La Croazia sorprende ancora. Nel voto di domenica scorsa per il rinnovo del Parlamento, il premier uscente Andrej Plenkovic ha ribaltato i pronostici della vigilia, incassando una vittoria netta: il suo partito, l’Unione Democratica Croata (Hdz), ha conquistato il 37% dei voti, aggiudicandosi 66 dei 151 seggi del Sabor. Una vittoria inaspettata per l’Hdz di Plenkovic che è riuscito a far meglio non solo rispetto ai sondaggi che lo vedevano dietro i socialdemocratici dell’Sdp, ma anche rispetto alle scorse elezioni, e questo a dispetto delle frizioni interne al partito che sembravano aver indebolito l’Hdz.

Decisiva si è rivelata la decisione del premier di anticipare le elezioni in programma in autunno: in questo modo Plenkovic ha capitalizzato il consenso ottenuto durante la gestione della pandemia, nonostante l’arrivo di una seconda ondata: il giorno precedente il voto si sono registrati 86 contagi, uno dei livelli più alti registrati dall’inizio dell’emergenza sanitaria. Altrettanto decisiva è stata la campagna elettorale del premier che ha convinto i cittadini a non imbarcarsi in avventure politiche in un momento di grande incertezza per il Paese, stretto tra la ripresa dei contagi e la grave crisi economica all’orizzonte che seguirà alla pandemia.

Non ha convinto invece Restart, la piattaforma di centrosinistra guidata dall’Sdp di Davor Bernardic.

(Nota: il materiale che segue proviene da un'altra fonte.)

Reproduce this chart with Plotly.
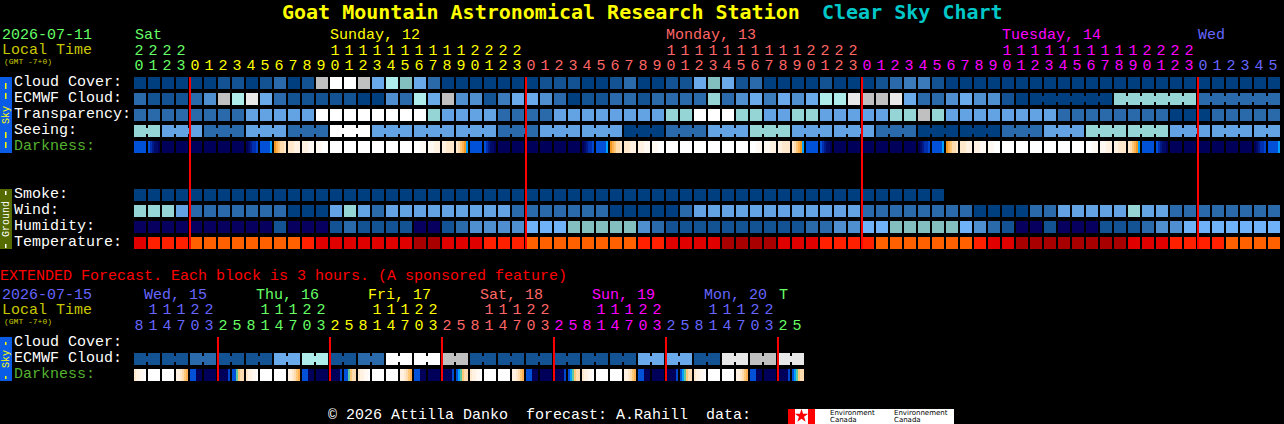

Data per favorita nei sondaggi, la coalizione si è fermata al 24.87%, conquistando appena 41 seggi: per i socialdemocratici è una delle sconfitte più pesanti degli ultimi anni. L’Sdp non è riuscita a replicare il successo delle presidenziali di dicembre scorso quando a spuntarla è stato l’ex premier socialdemocratico, Zoran Milanovic. Il risultato disastroso della coalizione di centrosinistra si può in parte attribuire all’improvvisazione del leader dell’Sdp Bernardic che ieri ha rassegnato le dimissioni.

Per i socialdemocratici si apre ora una fase di riflessione su un voto che è anche il risultato dell’incapacità del partito di aprirsi a istanze più progressiste. Prova ne è la performance della coalizione di sinistra ecologista Mozemo che al suo esordio ha conquistato 7 seggi. La piattaforma, nata come un movimento di lotta contro le politiche urbanistiche del sindaco di Zagabria Milan Bandic, ha ottenuto un ottimo risultato soprattutto nella capitale dove ha raccolto il 23% dei voti, secondo solo all’Hdz. E ora Mozemo punta alla conquista della capitale alle elezioni amministrative che si terranno il prossimo anno: un obiettivo forse non impossibile se si considera che il partito del sindaco Bandic, in sella dal 2000, non è riuscito a superare la soglia di sbarramento.

Vittoria con riserva per il Movimento patriottico dell’ex cantante folk Miroslav Skoro che si piazza terzo con il 10% dei voti. Un risultato leggermente al di sotto delle aspettative per l’Orbàn croato che riesce a fare il pieno di voti soprattutto nella regione orientale della Slavonia. Skoro puntava a entrare in un governo di coalizione con l’Hdz a condizione che Plenkovic non fosse più premier, ma l’exploit dei conservatori ha sparigliato le carte. A Plenkovic servono solo 10 seggi per avere la maggioranza e questo allontana definitivamente la prospettiva di un esecutivo formato dall’Hdz e dal Movimento patriottico.

Uno smacco per Skoro, ma anche per l’ala oltranzista interna all’Hdz che mirava a mettere in minoranza la fazione moderata guidata da Plenkovic.

Ci vorrà tempo però per vedere se la vittoria del premier sarà sufficiente a far cambiar pelle all’Hdz, partito che domina la scena politica croata sin dall’indipendenza dalla Jugoslavia del 1991. Tra le ambiguità che restano da sciogliere nel partito di Plenkovic, il rapporto con la Bosnia dove il partito gemello bosniaco, l’Hdz Bih di Dragan Covic continua a portare avanti istanze nazionaliste che minano la sovranità di Sarajevo.

Così come ambiguo resta l’atteggiamento nei confronti della minoranza serba in Croazia, vittima soprattutto in questa tornata elettorale di continui attacchi sferrati dai sovranisti di Skoro. Attacchi condannati da Plenkovic, seppur in modo cauto. Insomma, la strada per la costruzione di un partito che si emancipi dai fantasmi nazionalisti del suo passato è ancora lunga.